Non è facile descrivere Roma. Ci hanno provato molti scrittori, artisti o persone semplici e molto e sempre ci sarebbe ancora da aggiungere.
In primavera, il colore del cielo è di un azzurro cobalto speciale e la luce che si rifrange tra le cupole, i palazzi, i monumenti e i vicoli non si lasciano spiegare in poche parole. Per questo lasciamo che sia un brano di Quer pasticciaccio brutto de’ via Merulana, scritto da un milanese che ha molto amato Roma, Carlo Emilio Gadda, a narrare qualche emozione che la città eterna può suscitare…

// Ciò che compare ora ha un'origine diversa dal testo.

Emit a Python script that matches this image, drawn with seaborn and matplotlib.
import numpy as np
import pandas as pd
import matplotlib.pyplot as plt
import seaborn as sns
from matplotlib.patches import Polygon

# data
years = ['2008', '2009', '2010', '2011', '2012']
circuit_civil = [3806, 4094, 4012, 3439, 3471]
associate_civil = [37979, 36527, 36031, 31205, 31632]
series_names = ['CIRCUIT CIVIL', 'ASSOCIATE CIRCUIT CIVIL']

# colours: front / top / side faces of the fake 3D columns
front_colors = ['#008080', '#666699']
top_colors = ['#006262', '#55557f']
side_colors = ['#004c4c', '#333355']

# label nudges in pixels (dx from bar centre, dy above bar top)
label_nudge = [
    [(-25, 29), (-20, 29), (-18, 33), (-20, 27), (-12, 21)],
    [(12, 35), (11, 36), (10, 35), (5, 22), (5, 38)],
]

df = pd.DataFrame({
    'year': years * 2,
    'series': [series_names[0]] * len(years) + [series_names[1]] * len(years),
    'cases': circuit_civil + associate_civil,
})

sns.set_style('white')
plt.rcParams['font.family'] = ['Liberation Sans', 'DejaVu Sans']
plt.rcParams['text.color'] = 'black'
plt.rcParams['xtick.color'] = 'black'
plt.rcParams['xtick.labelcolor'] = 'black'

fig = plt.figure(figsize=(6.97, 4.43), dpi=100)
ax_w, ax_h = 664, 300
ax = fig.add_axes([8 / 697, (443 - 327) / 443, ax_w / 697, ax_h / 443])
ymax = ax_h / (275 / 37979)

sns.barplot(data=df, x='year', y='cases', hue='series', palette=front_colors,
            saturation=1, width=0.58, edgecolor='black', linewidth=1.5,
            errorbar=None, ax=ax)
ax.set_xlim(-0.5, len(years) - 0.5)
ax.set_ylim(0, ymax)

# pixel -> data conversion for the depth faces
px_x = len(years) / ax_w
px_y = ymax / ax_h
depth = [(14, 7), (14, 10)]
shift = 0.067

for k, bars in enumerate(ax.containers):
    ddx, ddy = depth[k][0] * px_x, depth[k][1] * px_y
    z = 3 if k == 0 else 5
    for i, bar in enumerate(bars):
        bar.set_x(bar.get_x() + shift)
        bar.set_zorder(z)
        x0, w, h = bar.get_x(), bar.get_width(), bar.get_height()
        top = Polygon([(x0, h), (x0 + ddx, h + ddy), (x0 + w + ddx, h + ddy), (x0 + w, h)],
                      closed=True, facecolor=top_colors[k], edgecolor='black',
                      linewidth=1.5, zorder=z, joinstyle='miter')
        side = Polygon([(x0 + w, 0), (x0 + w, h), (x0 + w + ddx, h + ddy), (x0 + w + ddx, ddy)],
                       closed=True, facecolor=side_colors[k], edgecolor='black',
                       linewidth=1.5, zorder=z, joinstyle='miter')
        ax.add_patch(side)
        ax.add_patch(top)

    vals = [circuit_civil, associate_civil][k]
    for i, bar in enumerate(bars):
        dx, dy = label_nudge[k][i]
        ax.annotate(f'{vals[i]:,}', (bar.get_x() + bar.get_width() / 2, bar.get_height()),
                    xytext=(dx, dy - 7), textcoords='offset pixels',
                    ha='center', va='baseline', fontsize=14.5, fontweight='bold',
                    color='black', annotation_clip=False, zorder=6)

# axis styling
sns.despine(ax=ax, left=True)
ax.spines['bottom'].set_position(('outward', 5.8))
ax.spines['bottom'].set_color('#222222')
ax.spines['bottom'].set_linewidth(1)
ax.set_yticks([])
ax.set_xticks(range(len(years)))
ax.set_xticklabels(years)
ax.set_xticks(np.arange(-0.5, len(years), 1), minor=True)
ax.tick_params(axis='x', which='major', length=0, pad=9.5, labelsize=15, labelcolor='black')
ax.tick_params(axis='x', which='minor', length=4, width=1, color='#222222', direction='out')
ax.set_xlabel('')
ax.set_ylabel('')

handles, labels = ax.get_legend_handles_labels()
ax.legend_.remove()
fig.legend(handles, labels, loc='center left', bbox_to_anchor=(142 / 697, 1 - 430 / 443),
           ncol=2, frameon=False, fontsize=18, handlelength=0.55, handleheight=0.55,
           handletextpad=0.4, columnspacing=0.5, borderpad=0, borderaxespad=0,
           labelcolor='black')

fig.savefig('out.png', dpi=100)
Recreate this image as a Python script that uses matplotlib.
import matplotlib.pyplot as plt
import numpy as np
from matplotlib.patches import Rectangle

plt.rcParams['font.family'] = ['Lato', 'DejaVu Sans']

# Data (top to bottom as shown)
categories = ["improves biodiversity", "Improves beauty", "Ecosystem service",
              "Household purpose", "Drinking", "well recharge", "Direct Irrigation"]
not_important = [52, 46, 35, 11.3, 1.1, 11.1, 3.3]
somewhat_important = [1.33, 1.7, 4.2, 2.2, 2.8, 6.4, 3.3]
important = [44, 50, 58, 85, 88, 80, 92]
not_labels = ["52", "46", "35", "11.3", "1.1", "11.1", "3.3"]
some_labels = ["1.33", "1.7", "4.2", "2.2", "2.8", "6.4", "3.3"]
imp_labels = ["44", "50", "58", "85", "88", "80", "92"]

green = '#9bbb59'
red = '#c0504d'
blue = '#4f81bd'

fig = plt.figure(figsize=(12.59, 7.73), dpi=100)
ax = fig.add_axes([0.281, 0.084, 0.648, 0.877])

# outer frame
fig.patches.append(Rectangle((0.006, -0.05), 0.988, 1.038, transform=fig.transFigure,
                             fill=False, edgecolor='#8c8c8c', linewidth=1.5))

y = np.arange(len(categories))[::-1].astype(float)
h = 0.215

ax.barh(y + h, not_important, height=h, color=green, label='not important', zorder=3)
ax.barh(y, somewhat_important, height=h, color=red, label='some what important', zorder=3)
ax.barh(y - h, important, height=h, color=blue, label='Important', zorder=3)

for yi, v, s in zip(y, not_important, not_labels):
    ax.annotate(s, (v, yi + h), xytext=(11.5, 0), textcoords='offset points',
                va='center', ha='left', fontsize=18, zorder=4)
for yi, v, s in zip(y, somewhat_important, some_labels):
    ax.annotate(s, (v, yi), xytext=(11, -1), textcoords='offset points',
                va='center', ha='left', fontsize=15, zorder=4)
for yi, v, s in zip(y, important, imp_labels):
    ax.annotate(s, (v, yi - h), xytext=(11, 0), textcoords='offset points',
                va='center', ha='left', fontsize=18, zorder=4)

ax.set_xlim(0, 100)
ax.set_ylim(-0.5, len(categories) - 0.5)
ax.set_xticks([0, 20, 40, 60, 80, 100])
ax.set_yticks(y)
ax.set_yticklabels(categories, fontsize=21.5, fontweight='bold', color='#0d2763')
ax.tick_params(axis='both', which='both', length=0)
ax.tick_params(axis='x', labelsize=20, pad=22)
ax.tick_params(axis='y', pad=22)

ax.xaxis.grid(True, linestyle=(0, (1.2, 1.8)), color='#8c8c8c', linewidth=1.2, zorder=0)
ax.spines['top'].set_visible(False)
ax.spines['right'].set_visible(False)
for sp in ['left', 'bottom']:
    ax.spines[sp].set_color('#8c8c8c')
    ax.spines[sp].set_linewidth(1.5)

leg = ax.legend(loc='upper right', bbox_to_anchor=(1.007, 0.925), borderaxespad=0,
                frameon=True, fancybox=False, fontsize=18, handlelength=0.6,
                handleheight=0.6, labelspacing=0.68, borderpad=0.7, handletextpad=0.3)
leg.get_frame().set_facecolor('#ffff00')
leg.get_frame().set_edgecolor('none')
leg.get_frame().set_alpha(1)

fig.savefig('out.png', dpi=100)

“Il brigadiere premè col piede e accellerò verso la Fontana. Da ritta, ove il piano s’infoltiva di abitacoli e discendeva a fiume. Roma gli apparì distesa come in una mappa o in un plastico. Fumava appena, a Porta San Paolo: una prossimità chiara d’infiniti pensieri e palazzi, che la tramontana aveva deterso e che il tiepido sopravvenire dello scirocco aveva dopo qualche ora, con la cialtroneria abituale, risolto in facili immagini e dolcemente dilatato. La cupola di madreperla: cupole, torri; oscure macchie de’ pineti. Altrove cinerina, altrove tutta rosa e bianca veli a cresima: uno zucchero su una pasta, in un mattutino di Scialoia. Pareva n’orologgione spiaccicato a terra che la catena dell’acquedotto Claudio legasse… congiungesse… alle misteriose fonti del sogno”.